■ **GIVEN DATA**
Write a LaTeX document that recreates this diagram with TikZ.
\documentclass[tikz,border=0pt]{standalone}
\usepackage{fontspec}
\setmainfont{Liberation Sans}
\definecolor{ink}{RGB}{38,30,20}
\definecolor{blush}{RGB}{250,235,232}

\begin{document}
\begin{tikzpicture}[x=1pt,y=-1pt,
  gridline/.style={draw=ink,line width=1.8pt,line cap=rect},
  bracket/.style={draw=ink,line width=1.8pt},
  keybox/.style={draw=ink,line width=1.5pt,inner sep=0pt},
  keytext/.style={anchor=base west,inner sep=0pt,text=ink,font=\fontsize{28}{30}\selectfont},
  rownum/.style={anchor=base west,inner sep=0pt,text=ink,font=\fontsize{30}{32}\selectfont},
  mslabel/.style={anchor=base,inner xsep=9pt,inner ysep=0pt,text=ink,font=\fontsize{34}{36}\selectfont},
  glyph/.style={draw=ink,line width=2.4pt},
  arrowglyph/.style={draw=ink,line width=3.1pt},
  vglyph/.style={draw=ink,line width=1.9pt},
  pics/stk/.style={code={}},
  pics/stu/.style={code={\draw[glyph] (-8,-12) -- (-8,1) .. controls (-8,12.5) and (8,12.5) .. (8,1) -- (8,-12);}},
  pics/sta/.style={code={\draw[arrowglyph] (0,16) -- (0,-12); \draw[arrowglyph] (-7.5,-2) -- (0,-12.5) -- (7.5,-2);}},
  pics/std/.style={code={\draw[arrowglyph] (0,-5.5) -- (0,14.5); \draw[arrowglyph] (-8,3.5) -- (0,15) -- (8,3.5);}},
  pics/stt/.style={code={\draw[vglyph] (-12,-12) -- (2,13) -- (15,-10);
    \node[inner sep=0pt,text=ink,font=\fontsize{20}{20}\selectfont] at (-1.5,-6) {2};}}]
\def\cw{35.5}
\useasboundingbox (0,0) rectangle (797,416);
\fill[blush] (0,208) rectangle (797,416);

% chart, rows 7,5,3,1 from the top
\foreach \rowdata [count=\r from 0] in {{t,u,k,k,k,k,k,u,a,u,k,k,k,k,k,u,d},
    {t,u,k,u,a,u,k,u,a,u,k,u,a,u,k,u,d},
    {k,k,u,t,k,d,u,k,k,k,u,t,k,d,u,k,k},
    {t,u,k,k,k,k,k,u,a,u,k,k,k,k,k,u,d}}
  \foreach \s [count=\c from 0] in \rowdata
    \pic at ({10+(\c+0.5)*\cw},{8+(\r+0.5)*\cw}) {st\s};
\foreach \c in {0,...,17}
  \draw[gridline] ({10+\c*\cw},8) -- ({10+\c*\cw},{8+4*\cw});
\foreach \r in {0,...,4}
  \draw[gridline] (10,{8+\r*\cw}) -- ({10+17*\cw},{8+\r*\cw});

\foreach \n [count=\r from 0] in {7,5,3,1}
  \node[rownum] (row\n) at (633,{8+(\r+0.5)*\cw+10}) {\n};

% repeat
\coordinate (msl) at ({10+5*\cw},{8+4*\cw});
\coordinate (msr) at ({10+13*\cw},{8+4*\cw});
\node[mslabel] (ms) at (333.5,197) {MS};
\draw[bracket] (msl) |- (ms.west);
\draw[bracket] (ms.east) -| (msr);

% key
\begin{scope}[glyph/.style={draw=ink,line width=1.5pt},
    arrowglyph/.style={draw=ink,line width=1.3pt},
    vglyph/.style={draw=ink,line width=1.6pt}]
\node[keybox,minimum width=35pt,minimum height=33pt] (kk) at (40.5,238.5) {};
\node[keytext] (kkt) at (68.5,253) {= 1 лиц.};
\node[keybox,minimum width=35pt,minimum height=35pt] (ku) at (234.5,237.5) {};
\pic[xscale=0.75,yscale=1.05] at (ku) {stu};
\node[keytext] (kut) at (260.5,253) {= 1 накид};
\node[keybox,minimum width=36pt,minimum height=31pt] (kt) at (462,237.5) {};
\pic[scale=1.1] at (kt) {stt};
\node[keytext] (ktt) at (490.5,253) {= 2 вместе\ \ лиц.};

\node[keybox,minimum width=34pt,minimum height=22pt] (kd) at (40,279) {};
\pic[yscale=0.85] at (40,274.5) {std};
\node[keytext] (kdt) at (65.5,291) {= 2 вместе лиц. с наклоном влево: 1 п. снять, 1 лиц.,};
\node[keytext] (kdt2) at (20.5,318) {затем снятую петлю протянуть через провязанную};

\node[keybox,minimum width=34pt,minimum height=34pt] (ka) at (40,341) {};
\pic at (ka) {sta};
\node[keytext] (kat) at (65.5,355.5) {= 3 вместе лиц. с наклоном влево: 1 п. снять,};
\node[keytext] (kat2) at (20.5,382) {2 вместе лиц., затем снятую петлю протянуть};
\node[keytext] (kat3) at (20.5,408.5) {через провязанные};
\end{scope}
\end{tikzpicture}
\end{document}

■ **EXERCISE INSTRUCTIONS**
Retype the material in full. Each word must match.

■ **RESULT OF THIS TASK**
Write a LaTeX document that recreates this diagram with TikZ.
\documentclass[tikz,border=0pt]{standalone}
\usepackage{fontspec}
\setmainfont{Liberation Sans}
\definecolor{ink}{RGB}{38,30,20}
\definecolor{blush}{RGB}{250,235,232}

\begin{document}
\begin{tikzpicture}[x=1pt,y=-1pt,
  gridline/.style={draw=ink,line width=1.8pt,line cap=rect},
  bracket/.style={draw=ink,line width=1.8pt},
  keybox/.style={draw=ink,line width=1.5pt,inner sep=0pt},
  keytext/.style={anchor=base west,inner sep=0pt,text=ink,font=\fontsize{28}{30}\selectfont},
  rownum/.style={anchor=base west,inner sep=0pt,text=ink,font=\fontsize{30}{32}\selectfont},
  mslabel/.style={anchor=base,inner xsep=9pt,inner ysep=0pt,text=ink,font=\fontsize{34}{36}\selectfont},
  glyph/.style={draw=ink,line width=2.4pt},
  arrowglyph/.style={draw=ink,line width=3.1pt},
  vglyph/.style={draw=ink,line width=1.9pt},
  pics/stk/.style={code={}},
  pics/stu/.style={code={\draw[glyph] (-8,-12) -- (-8,1) .. controls (-8,12.5) and (8,12.5) .. (8,1) -- (8,-12);}},
  pics/sta/.style={code={\draw[arrowglyph] (0,16) -- (0,-12); \draw[arrowglyph] (-7.5,-2) -- (0,-12.5) -- (7.5,-2);}},
  pics/std/.style={code={\draw[arrowglyph] (0,-5.5) -- (0,14.5); \draw[arrowglyph] (-8,3.5) -- (0,15) -- (8,3.5);}},
  pics/stt/.style={code={\draw[vglyph] (-12,-12) -- (2,13) -- (15,-10);
    \node[inner sep=0pt,text=ink,font=\fontsize{20}{20}\selectfont] at (-1.5,-6) {2};}}]
\def\cw{35.5}
\useasboundingbox (0,0) rectangle (797,416);
\fill[blush] (0,208) rectangle (797,416);

% chart, rows 7,5,3,1 from the top
\foreach \rowdata [count=\r from 0] in {{t,u,k,k,k,k,k,u,a,u,k,k,k,k,k,u,d},
    {t,u,k,u,a,u,k,u,a,u,k,u,a,u,k,u,d},
    {k,k,u,t,k,d,u,k,k,k,u,t,k,d,u,k,k},
    {t,u,k,k,k,k,k,u,a,u,k,k,k,k,k,u,d}}
  \foreach \s [count=\c from 0] in \rowdata
    \pic at ({10+(\c+0.5)*\cw},{8+(\r+0.5)*\cw}) {st\s};
\foreach \c in {0,...,17}
  \draw[gridline] ({10+\c*\cw},8) -- ({10+\c*\cw},{8+4*\cw});
\foreach \r in {0,...,4}
  \draw[gridline] (10,{8+\r*\cw}) -- ({10+17*\cw},{8+\r*\cw});

\foreach \n [count=\r from 0] in {7,5,3,1}
  \node[rownum] (row\n) at (633,{8+(\r+0.5)*\cw+10}) {\n};

% repeat
\coordinate (msl) at ({10+5*\cw},{8+4*\cw});
\coordinate (msr) at ({10+13*\cw},{8+4*\cw});
\node[mslabel] (ms) at (333.5,197) {MS};
\draw[bracket] (msl) |- (ms.west);
\draw[bracket] (ms.east) -| (msr);

% key
\begin{scope}[glyph/.style={draw=ink,line width=1.5pt},
    arrowglyph/.style={draw=ink,line width=1.3pt},
    vglyph/.style={draw=ink,line width=1.6pt}]
\node[keybox,minimum width=35pt,minimum height=33pt] (kk) at (40.5,238.5) {};
\node[keytext] (kkt) at (68.5,253) {= 1 лиц.};
\node[keybox,minimum width=35pt,minimum height=35pt] (ku) at (234.5,237.5) {};
\pic[xscale=0.75,yscale=1.05] at (ku) {stu};
\node[keytext] (kut) at (260.5,253) {= 1 накид};
\node[keybox,minimum width=36pt,minimum height=31pt] (kt) at (462,237.5) {};
\pic[scale=1.1] at (kt) {stt};
\node[keytext] (ktt) at (490.5,253) {= 2 вместе\ \ лиц.};

\node[keybox,minimum width=34pt,minimum height=22pt] (kd) at (40,279) {};
\pic[yscale=0.85] at (40,274.5) {std};
\node[keytext] (kdt) at (65.5,291) {= 2 вместе лиц. с наклоном влево: 1 п. снять, 1 лиц.,};
\node[keytext] (kdt2) at (20.5,318) {затем снятую петлю протянуть через провязанную};

\node[keybox,minimum width=34pt,minimum height=34pt] (ka) at (40,341) {};
\pic at (ka) {sta};
\node[keytext] (kat) at (65.5,355.5) {= 3 вместе лиц. с наклоном влево: 1 п. снять,};
\node[keytext] (kat2) at (20.5,382) {2 вместе лиц., затем снятую петлю протянуть};
\node[keytext] (kat3) at (20.5,408.5) {через провязанные};
\end{scope}
\end{tikzpicture}
\end{document}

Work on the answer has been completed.